What distinguishes Musk’s Soros smears, instead, is that Musk is himself presently doing the things that he is accusing Soros of doing while accusing Soros of doing them. It’s one thing to remind people that you said Soros is trying to corrode civilization, but quite another to do so while tweeting that the king of England should dissolve his country’s own government. Soros is too involved in world politics? Musk, the richest man in the world, is boosting Germany’s far-right AfD party while staying nightly in the U.S. president-elect’s property, achieving the distinction of being his “most important donor, most influential social media promoter and a key adviser on policy and personnel,” per the New York Times. And plenty have accused Soros (and his son and successor, Alex) of being puppet masters, but most of them haven’t gone on to meet foreign leaders alongside the president-elect.
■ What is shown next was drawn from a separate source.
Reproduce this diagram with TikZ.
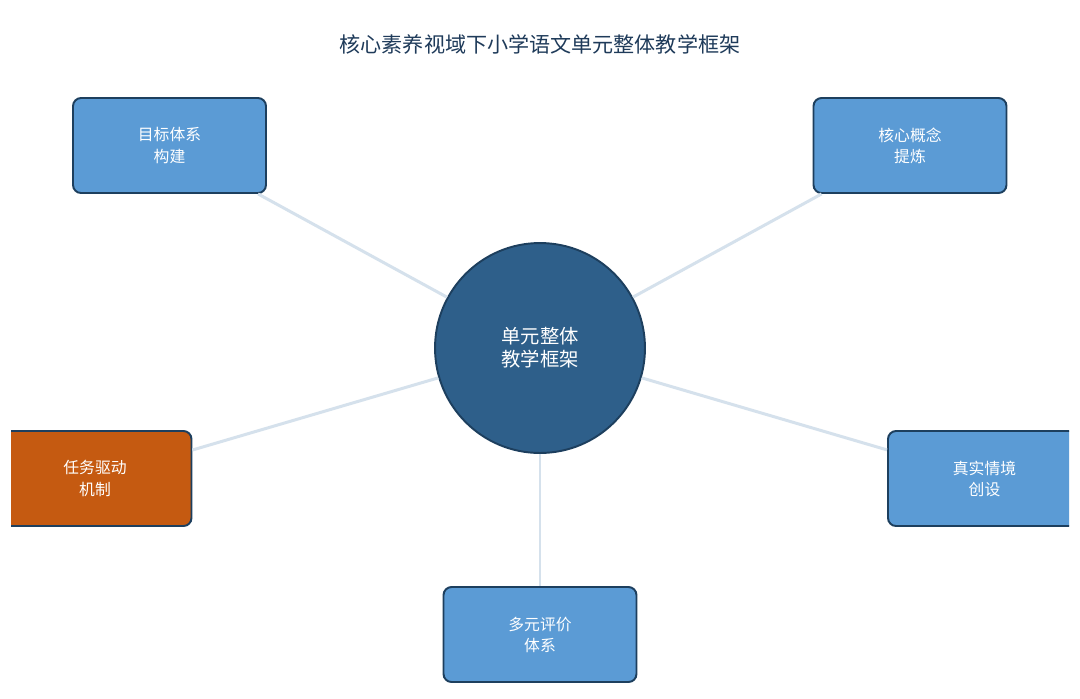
\documentclass[tikz,border=0pt]{standalone}
\usepackage{fontspec}
\newfontfamily\cjk{Noto Sans CJK SC}
\usepackage{xcolor}
\usetikzlibrary{
    shapes,
    positioning,
    calc
}
\definecolor{hubblue}{HTML}{2E5F8A}
\definecolor{edgeblue}{HTML}{1D3F5E}
\definecolor{boxblue}{HTML}{5B9BD5}
\definecolor{taskorange}{HTML}{C55A11}
\definecolor{linkgray}{HTML}{D5E1EC}
\definecolor{titleblue}{HTML}{1F3B5A}
\tikzset{%
    % Specifications for style of nodes:
    plain/.style = {},
    base/.style = {
        plain,
        rectangle, rounded corners=0.16cm, draw=edgeblue, line width=1.1pt,
        minimum width=3.86cm, minimum height=1.9cm,
        text centered, font=\cjk\fontsize{9}{12}\selectfont,
        text=white, fill=boxblue, align=center
    },
    hub/.style = {base, circle, minimum size=4.2cm, fill=hubblue,
        font=\cjk\fontsize{11}{13}\selectfont},
    hot/.style = {base, fill=taskorange},
    link/.style = {draw=linkgray, line width=1.7pt}
}

\begin{document}
\begin{tikzpicture}[x=0.02cm, y=-0.02cm]
    \useasboundingbox[fill=white] (0,0) rectangle (1080,698);
    \node[font=\cjk\fontsize{12}{14}\selectfont, text=titleblue] (title) at (540,44) {核心素养视域下小学语文单元整体教学框架};
    \begin{scope}
        \clip (11,0) rectangle (1069,698);
        \node[hub] (center) at (540,348) {单元整体\\教学框架};
        \node[base] (goal) at (169.5,145.5) {目标体系\\构建};
        \node[base] (concept) at (910,145.5) {核心概念\\提炼};
        \node[hot] (task) at (95,478.5) {任务驱动\\机制};
        \node[base] (context) at (984.5,478.5) {真实情境\\创设};
        \node[base] (eval) at (540,634.5) {多元评价\\体系};
        \foreach \n in {goal, concept, task, context, eval}
            \draw[link] (center) -- (\n);
    \end{scope}
\end{tikzpicture}
\end{document}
Perhaps there are self-justifications. Soros is often accused of being a secretive, shadowy, behind-the-scenes power (though he has in fact published books outlining his ideology), whereas Musk is tweeting out his opinions. Maybe Musk, Trump, and their allies feel that Musk doesn’t count as a behind-the-scenes power if he’s front and center on the scene.
But here, too, I do not wish to be like Musk, pretending I can read a billionaire’s mind and that I know what he tells himself about his plots and plans. Fortunately (or not), I do not need to do that in order to describe what is happening: Musk is engaging in antisemitic smears in accusing Soros of destabilizing humanity, yes. But more importantly, in the meantime, the tycoon is marshaling his wealth, his megaphone, and his personal influence to move U.S. politics and world governments exactly where he wants them to go. There’s little wonder Elon Musk is attacking the founder of Open Society. In his vision of society, power is more open to Musk than to anyone else.